Amazon’s $20B chip push hints at the next wave of AI tools on site
theregister.com • 4/30/2026, 12:00:55 AM
By WorksRecorded Field Desk — practical notes on AI tools and AI in construction.

The short version
Amazon didn’t become a $20 billion chip business by chasing gadget glory. It did it by quietly building the silicon that powers its own AI tools—then renting that power to the rest of us through AWS.
Those custom chips now sit behind Alexa’s voice recognition, retail search recommendations, and a growing pile of machine‑learning workloads in the cloud. None of this is construction‑specific. But for anyone betting on AI in construction—whether for progress tracking, schedule risk analysis, or automated quantity takeoff—this is a flashing sign on the horizon: the infrastructure for heavy AI is getting cheaper, denser, and more specialized.
When the cloud giants start designing their own chips at scale, the cost and speed of AI stop being theoretical and start reshaping what’s practical on real projects.
Why this matters on real projects
Most construction technology that leans on AI—image recognition for safety, automated clash detection, generative design, or schedule‑prediction engines—doesn’t run on a laptop in the trailer. It runs in data centers owned by a handful of hyperscalers. Amazon is one of the biggest, and its $20B chip operation exists for a simple reason: make that AI cheaper and more efficient.
That has three concrete implications for the jobsite:
**1. Heavier AI without heavier hardware** As Amazon designs chips tuned for machine learning, the same AWS regions that host your project management system can also run more demanding AI tools: models that scan thousands of photos a day for rebar congestion, or that simulate schedule scenarios overnight instead of over a weekend. Contractors don’t have to buy GPUs; they just subscribe to a service that quietly rides on these custom chips.
**2. Lower cost per experiment** AI in construction is still experimental on many sites: pilot projects, proof‑of‑concepts, a few champion superintendents. Custom chips that improve performance per dollar mean cloud‑based AI services can drop their prices or pack in more capability for the same cost. That makes it easier for a mid‑size GC to try automated quantity takeoff or AI‑driven RFIs on a single project without blowing the innovation budget.
**3. More automation baked into everyday tools** Amazon’s chips are built first for Amazon’s own workloads: voice, search, recommendations, and other data‑heavy services.
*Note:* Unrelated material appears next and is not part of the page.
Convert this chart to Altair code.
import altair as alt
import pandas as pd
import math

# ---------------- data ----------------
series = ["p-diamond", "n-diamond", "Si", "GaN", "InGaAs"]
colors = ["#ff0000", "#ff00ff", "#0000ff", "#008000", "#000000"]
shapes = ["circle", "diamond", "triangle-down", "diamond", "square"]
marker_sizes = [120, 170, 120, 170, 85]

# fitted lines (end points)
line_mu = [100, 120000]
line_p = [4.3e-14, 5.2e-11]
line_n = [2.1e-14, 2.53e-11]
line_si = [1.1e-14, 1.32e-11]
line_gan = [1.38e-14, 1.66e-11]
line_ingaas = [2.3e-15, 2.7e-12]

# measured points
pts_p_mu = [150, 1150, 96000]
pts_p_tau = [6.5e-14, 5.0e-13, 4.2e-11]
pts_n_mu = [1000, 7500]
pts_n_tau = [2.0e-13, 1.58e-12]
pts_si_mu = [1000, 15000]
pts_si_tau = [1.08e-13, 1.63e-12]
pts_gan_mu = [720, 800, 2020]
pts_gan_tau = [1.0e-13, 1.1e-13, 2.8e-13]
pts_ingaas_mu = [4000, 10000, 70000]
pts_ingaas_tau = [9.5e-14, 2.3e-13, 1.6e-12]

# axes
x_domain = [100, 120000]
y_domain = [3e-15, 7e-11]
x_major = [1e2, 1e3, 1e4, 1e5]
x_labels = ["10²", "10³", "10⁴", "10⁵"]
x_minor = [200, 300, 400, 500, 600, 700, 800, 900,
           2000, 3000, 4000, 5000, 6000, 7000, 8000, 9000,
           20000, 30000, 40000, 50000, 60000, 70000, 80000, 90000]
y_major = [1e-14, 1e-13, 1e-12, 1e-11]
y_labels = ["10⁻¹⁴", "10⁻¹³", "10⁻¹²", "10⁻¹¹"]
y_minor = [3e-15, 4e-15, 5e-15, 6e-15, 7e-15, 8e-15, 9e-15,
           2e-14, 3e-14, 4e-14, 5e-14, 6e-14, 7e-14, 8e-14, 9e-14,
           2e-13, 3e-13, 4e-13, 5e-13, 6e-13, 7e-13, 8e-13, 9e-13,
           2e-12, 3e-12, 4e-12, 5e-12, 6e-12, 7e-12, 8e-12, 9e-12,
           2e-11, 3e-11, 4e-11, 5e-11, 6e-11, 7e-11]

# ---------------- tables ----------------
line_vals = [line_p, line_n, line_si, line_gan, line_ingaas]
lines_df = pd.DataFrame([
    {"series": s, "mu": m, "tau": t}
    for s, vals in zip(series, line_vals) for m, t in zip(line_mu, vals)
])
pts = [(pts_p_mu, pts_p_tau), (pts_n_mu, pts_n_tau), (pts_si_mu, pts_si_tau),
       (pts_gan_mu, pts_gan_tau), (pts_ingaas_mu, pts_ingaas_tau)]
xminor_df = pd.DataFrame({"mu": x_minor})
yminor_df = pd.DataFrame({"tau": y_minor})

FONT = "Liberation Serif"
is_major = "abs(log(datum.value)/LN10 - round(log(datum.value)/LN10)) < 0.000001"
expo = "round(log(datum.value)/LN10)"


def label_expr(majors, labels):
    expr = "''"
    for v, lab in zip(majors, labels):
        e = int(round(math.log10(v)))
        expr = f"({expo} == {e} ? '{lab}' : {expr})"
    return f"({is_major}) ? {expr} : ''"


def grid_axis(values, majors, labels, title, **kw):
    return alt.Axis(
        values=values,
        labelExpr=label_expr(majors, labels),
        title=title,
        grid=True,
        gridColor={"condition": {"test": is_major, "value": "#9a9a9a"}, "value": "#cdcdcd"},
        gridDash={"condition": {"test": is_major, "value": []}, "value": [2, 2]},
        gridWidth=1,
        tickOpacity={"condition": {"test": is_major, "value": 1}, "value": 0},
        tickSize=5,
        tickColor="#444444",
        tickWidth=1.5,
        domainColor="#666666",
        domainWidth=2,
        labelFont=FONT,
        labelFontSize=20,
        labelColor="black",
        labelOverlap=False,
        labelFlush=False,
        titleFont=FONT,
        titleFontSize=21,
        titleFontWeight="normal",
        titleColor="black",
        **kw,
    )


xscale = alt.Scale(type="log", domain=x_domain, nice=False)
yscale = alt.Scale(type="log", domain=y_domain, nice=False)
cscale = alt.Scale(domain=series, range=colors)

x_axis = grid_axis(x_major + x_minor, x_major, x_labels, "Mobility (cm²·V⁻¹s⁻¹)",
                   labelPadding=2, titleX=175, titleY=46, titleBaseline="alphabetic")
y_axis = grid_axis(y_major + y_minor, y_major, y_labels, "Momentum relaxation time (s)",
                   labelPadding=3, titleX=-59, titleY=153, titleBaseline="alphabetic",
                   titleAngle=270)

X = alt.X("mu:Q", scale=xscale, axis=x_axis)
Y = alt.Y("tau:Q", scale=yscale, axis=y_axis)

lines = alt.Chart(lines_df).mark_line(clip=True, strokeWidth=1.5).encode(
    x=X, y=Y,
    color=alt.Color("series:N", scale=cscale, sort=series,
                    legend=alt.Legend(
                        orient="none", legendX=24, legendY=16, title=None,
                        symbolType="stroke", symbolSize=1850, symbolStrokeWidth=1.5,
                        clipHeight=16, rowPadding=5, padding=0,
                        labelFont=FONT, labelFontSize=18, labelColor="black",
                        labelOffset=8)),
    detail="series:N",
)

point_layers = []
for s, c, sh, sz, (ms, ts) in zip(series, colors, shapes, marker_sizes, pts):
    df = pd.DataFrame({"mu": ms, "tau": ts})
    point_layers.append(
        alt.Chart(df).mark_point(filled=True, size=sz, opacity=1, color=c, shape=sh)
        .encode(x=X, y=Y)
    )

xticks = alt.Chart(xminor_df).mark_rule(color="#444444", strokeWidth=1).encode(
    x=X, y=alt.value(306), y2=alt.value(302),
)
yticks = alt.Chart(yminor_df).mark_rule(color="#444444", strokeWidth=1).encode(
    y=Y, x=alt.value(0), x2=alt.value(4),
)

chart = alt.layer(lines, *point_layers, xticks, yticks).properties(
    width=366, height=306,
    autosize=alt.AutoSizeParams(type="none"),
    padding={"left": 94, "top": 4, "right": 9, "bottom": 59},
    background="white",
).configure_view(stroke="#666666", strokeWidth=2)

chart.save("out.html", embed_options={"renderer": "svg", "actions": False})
Those same building blocks are what construction software vendors tap into when they add natural‑language search for drawings, voice‑driven field reporting, or recommendation engines that flag risky subcontractor sequences. The better the underlying silicon, the more these AI tools feel instantaneous instead of sluggish—and the more they can be woven into daily workflows without friction.
**4. A new kind of vendor risk** There’s a flip side. As AI in construction leans harder on hyperscaler‑designed chips, the technology stack gets more concentrated. If your scheduling AI, photo analysis, and document automation all depend on one cloud, then chip‑level decisions made in Seattle can ripple all the way to your jobsite. Performance gains are nice, but they also tighten your dependency on a small set of infrastructure providers.
What to watch next
- How many construction‑focused SaaS platforms quietly migrate their AI workloads to custom cloud chips to cut costs or speed up features.
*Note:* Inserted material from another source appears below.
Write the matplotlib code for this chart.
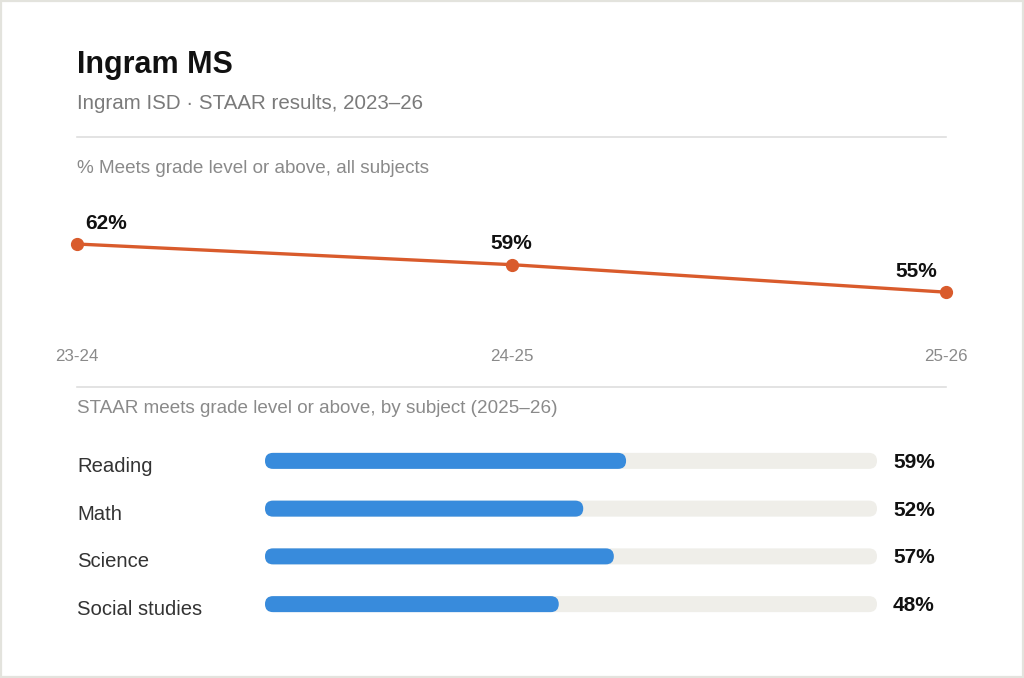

- Whether new AI tools for field crews (voice logging, image‑based QA, real‑time translation) start to feel noticeably faster and more responsive over the next 12–24 months.
- Pricing shifts for heavy AI workloads—like video‑based safety monitoring or generative design—that could move them from "innovation pilot" to standard line item.
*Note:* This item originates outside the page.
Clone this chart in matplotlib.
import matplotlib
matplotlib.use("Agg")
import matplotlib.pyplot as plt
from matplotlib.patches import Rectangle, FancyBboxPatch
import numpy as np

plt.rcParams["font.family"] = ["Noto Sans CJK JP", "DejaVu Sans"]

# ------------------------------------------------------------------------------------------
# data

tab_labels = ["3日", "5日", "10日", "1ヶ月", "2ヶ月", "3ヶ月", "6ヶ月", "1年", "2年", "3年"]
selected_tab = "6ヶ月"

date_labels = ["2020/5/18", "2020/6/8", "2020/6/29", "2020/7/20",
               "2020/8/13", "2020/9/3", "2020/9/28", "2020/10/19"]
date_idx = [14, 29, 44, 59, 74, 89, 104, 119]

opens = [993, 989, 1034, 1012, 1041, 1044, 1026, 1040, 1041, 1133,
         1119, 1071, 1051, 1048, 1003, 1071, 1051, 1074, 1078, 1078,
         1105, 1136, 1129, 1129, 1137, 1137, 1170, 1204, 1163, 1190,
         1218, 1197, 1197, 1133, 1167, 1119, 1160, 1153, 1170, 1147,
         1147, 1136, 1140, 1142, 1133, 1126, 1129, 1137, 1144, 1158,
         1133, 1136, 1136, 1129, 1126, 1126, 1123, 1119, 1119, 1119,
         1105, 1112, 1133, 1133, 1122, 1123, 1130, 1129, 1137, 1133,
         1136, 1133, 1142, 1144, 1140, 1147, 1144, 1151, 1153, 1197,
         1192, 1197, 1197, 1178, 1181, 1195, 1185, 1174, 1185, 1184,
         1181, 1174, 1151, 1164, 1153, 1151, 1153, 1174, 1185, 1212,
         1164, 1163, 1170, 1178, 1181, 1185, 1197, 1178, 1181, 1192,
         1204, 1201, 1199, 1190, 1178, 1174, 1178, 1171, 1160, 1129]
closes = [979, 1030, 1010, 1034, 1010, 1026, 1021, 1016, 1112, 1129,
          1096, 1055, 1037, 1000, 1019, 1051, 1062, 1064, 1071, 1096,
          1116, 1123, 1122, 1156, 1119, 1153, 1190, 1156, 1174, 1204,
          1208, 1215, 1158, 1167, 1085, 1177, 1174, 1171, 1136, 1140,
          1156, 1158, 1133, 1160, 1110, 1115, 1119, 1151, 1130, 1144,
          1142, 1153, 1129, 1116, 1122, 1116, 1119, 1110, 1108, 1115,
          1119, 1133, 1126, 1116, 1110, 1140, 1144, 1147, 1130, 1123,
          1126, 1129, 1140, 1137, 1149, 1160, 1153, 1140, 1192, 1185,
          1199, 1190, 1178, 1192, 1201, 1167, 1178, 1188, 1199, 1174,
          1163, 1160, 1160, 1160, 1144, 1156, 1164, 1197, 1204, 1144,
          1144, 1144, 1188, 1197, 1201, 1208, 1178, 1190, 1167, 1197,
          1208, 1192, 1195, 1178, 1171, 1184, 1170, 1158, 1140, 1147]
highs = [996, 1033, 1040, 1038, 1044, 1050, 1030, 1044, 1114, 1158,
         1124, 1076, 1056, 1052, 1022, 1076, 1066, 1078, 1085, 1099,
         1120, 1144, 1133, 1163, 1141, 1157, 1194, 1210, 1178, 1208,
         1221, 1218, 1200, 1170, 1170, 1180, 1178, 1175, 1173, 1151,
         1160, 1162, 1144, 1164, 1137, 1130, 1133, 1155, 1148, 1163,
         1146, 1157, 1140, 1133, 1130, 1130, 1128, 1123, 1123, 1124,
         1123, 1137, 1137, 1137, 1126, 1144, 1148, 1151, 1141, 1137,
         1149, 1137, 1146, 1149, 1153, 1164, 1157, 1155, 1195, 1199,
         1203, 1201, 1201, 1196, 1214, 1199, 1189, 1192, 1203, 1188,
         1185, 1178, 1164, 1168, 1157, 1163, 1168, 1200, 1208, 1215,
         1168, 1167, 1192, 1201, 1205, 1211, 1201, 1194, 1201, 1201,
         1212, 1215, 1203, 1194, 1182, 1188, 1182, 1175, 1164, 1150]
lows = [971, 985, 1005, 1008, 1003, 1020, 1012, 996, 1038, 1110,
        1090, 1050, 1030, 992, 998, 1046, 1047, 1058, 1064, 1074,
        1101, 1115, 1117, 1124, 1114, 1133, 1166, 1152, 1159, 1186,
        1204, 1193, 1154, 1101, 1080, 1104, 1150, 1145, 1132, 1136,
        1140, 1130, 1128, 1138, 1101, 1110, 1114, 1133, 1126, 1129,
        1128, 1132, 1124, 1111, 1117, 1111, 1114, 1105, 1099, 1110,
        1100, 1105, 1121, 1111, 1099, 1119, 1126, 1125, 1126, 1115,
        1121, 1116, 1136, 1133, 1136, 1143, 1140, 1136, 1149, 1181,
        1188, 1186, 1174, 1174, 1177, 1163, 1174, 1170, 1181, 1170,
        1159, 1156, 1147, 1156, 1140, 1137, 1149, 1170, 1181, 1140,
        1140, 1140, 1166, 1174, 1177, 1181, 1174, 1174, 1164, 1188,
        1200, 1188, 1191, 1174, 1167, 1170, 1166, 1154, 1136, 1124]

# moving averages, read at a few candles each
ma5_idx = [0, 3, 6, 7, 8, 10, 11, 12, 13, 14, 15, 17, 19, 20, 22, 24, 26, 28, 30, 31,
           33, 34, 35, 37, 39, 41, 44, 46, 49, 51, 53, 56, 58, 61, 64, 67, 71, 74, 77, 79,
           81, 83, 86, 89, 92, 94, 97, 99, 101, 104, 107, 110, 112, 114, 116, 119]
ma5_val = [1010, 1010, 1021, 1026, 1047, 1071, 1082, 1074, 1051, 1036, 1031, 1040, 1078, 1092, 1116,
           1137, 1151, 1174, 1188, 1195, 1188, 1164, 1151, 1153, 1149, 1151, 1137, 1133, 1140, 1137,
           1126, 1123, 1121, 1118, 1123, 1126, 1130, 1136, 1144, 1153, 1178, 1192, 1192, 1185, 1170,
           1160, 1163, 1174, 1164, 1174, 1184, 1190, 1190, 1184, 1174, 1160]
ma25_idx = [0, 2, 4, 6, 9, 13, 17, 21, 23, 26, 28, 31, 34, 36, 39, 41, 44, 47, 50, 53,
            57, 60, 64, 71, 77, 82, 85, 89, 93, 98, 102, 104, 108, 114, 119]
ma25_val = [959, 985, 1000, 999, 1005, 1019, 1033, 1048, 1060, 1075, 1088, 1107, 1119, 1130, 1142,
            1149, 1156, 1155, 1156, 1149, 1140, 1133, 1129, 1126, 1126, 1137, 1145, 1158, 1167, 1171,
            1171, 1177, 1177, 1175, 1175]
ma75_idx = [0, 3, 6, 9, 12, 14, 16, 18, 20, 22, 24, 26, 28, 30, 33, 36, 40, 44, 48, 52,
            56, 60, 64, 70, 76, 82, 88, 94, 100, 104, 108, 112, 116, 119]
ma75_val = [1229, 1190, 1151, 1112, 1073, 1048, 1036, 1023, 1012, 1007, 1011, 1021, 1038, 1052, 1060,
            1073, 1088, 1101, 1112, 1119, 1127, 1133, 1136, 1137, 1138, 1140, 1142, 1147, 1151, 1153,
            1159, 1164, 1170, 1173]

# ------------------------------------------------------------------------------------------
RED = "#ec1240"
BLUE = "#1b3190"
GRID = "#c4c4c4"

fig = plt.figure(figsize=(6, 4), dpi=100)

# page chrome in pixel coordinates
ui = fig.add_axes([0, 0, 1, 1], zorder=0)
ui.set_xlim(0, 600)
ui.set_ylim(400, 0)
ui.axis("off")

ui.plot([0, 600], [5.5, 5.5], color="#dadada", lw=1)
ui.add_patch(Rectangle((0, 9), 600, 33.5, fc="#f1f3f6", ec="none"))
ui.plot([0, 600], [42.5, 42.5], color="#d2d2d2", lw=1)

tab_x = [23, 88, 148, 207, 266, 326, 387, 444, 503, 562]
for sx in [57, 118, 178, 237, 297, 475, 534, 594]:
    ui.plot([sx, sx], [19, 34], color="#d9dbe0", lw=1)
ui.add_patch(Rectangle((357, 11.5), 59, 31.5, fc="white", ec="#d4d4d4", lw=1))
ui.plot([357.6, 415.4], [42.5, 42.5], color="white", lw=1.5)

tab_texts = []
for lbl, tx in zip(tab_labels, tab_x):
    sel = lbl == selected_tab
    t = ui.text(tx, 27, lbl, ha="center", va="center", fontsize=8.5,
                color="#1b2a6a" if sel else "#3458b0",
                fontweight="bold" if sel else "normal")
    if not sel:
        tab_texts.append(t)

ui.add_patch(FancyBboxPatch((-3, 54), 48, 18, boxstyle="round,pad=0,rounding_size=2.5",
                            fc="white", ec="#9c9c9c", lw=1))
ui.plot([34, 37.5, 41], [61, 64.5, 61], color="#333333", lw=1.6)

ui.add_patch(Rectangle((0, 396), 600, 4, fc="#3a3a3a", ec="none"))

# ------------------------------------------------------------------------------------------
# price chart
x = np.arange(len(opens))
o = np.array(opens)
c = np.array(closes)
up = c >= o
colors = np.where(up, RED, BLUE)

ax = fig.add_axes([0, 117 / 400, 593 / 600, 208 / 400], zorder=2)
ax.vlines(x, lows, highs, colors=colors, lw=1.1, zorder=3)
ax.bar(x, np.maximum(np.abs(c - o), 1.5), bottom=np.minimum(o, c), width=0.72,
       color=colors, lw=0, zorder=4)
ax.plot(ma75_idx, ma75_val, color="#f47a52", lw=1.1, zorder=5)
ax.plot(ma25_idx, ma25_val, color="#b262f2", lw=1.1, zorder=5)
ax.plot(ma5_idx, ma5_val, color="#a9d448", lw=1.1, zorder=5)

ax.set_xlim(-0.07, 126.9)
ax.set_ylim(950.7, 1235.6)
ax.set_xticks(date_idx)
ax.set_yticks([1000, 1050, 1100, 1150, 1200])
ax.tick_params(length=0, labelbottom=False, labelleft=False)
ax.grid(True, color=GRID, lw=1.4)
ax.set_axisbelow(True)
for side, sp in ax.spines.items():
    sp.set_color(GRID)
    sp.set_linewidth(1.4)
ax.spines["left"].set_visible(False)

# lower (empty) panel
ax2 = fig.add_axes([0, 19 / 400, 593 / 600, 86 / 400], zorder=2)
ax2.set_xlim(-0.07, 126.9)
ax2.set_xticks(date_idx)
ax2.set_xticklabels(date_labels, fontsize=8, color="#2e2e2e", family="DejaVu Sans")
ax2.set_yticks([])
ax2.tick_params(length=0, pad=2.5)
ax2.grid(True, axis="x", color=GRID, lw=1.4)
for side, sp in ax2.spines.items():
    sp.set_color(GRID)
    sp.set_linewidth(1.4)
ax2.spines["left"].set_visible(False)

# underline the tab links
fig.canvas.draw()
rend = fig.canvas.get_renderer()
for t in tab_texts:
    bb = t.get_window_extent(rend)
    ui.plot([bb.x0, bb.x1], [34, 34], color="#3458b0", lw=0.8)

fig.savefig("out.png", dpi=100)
- Emerging RFP language from owners and contractors that asks vendors to disclose where their AI runs and how dependent it is on a single cloud provider.
- Any signs that chip‑level optimization drives specialized offerings for construction technology, such as pre‑tuned models for plans, specs, and site imagery.
Field note from the editor
I’ve walked enough jobsites to know that most crews don’t care what chip is humming away in a distant data center. They care whether the app loads, whether the photo syncs, and whether the AI‑flagged issue actually prevents a rework.
But that’s exactly why moves like Amazon’s matter. When a cloud provider turns chip design into a $20B business, it’s betting that AI is no longer a niche feature—it’s the engine of the modern software stack. For construction, the practical outcome is simple: more automation options, delivered faster, at lower marginal cost.
The real question is whether our industry uses that new headroom to shave a few minutes off paperwork, or to rethink how we plan, coordinate, and build altogether. The silicon is getting smarter either way. Our contracts, workflows, and risk models will have to catch up.